La pregunta de la democracia post 2002, cuando comienza esa «segunda transición», en el país de la restricción externa, puede ser reducida: «¿hay democracia sin retenciones?». Soja y democracia: los dólares para ponerle un respirador a la vida industrial de los conurbanos argentinos y que garantizan políticas sociales. Ese equilibrio tenso, por momentos implícito, entre la «integración al mundo» (el anhelo agroexportador de ser supermercado del mundo) y el piso mínimo de una economía de inclusión más cerrada, más amiga del «vivir con lo nuestro». Se trata de caminar ese equilibrio, de atravesar la tensión. Argentina es una experiencia sin paradigma. Ni siquiera nuestra excepcionalidad se llama solamente «peronismo», aunque ésta identidad la organice.
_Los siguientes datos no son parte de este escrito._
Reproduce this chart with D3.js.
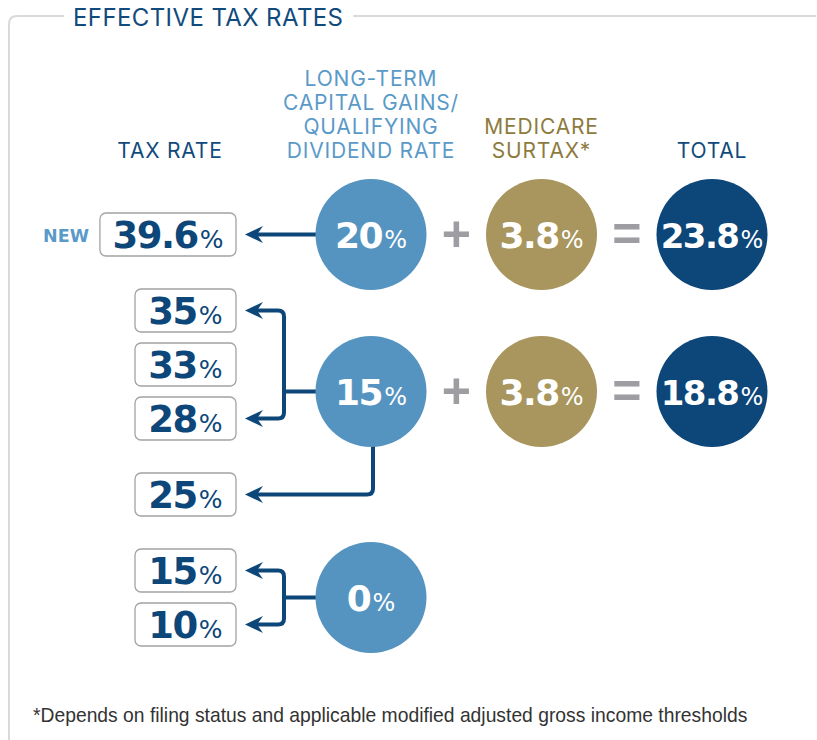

Nunca llegó la solución estructural a los problemas argentinos, que siempre juzgan pendiente al sacrificio de algunas generaciones. Quizás podamos decir: no estamos dispuestos a sacrificar generaciones. Y ahora, otra vez, otra enorme piedra de deuda en el camino. Los años que vienen serán duros. Y el gobierno si gana promete retomar la tarea que ahora dice «suspender» para ganar.
Pero insistamos: no sabemos qué es un país normal, pero tuvimos la excepción de serlo por un rato. Ya vivimos una segunda transición democrática, la que se inició en 2002. La del «No matarás» y «retenciones a la soja», los dos mandamientos que Kirchner tomó, amplió, profundizó. Tal vez faltó el salto a una reforma impositiva. Pero, ¿y ahora? El macrismo rompió ese consenso. Flotamos con la pregunta ante su fracaso en la duda seria de cómo reelaborar un horizonte de justicia y reparación, ese equilibrio exigente que hizo de la Argentina este país de excepción. Este país excepcional. Y mientras tanto, Netflix se paga en dólares.